To rebuild everything:
$ php /var/www/maintenance/rebuildall.php
This script builds the search tables first (which takes several hours), and then moves on to rebuilding the link tables. Rebuilding the link tables takes a very, very long time, but there's no problem breaking out of this process once it starts. I've found that this has a tendency to damage some of the link tables, requiring a repair before you can continue. If that does happen, note the table that was damaged and the index number where the rebuildall.php script failed. Then:
$ mysql -p wikidb mysql> repair table pagelinks extended;
(replace pagelinks with whatever table was damaged.) I've had repairs take a few minutes, to 12 hours, so keep this in mind.

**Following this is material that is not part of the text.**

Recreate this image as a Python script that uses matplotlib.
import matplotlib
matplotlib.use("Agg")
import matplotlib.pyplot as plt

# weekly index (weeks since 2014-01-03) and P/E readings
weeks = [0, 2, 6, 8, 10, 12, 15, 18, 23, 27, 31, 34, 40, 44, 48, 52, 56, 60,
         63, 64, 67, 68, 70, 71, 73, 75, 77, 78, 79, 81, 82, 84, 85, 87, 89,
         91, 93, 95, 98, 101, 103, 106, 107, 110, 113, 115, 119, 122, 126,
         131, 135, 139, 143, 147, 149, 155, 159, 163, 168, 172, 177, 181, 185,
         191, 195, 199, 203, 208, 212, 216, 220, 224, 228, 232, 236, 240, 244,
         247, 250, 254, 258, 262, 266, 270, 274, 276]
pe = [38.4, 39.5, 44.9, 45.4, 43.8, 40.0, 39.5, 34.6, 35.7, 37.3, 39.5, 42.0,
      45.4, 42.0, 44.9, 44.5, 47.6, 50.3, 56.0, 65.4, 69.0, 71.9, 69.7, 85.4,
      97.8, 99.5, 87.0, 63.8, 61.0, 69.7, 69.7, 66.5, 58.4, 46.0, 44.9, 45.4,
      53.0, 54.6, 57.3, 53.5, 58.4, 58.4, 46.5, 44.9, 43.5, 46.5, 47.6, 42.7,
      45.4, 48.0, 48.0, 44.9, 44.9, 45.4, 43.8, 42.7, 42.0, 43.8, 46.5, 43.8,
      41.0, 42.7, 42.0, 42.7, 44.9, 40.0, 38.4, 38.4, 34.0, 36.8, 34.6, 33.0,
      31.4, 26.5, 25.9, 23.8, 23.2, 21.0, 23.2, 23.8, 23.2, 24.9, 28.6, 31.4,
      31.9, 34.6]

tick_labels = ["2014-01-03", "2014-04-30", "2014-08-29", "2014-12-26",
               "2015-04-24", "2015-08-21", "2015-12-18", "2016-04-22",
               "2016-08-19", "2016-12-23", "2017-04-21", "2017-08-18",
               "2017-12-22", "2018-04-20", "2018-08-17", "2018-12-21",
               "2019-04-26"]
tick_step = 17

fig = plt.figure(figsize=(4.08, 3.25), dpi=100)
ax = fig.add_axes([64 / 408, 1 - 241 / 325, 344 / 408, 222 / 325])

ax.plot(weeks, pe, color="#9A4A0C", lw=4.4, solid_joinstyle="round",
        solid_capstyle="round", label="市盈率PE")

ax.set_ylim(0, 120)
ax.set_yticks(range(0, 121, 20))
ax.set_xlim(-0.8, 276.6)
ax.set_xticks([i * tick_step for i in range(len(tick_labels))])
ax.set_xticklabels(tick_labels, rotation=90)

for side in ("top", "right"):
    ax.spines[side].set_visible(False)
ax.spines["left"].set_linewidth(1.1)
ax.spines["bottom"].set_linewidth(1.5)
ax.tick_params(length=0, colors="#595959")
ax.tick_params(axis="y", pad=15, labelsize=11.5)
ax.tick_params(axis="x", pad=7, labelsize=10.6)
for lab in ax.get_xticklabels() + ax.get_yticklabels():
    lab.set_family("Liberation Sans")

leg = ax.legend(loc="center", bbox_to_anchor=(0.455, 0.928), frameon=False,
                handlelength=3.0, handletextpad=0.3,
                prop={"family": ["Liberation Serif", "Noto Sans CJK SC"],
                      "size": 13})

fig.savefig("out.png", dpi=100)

After the table is repaired, edit the /var/www/maintenance/rebuildall.php script, comment out these lines:
# dropTextIndex( $database ); # rebuildTextIndex( $database ); # createTextIndex( $database ); # rebuildRecentChangesTablePass1(); # rebuildRecentChangesTablePass2();
and insert the index number where the previous run crashed into this line:
refreshLinks( 1 );
Then run it again.
One final note: Doing all of these processes on a laptop can be very taxing on a computer that might not be well equipped to handle a full load for days at a time. If you have a desktop computer, you can do the dumping and rebuilding on that computer, and after everything is finished, simply copy the database files from the desktop to your laptop. I just tried this with the 20061130 dump, copying all the MySQL files from /var/lib/mysql/wikidb on a Linux machine to /sw/lib/mysql/wikidb on my MacBook Pro. After the copying was finished, I restarted the MySQL daemon, and the Wikipedia mirror is now live on my laptop. The desktop had MySQL version 5.0.24 and the laptop has 5.0.16. I'm not sure how different these can be for a direct copy to work, but it does work between different platforms (Linux and OS X) and architectures (AMD64 and Intel Duo Core).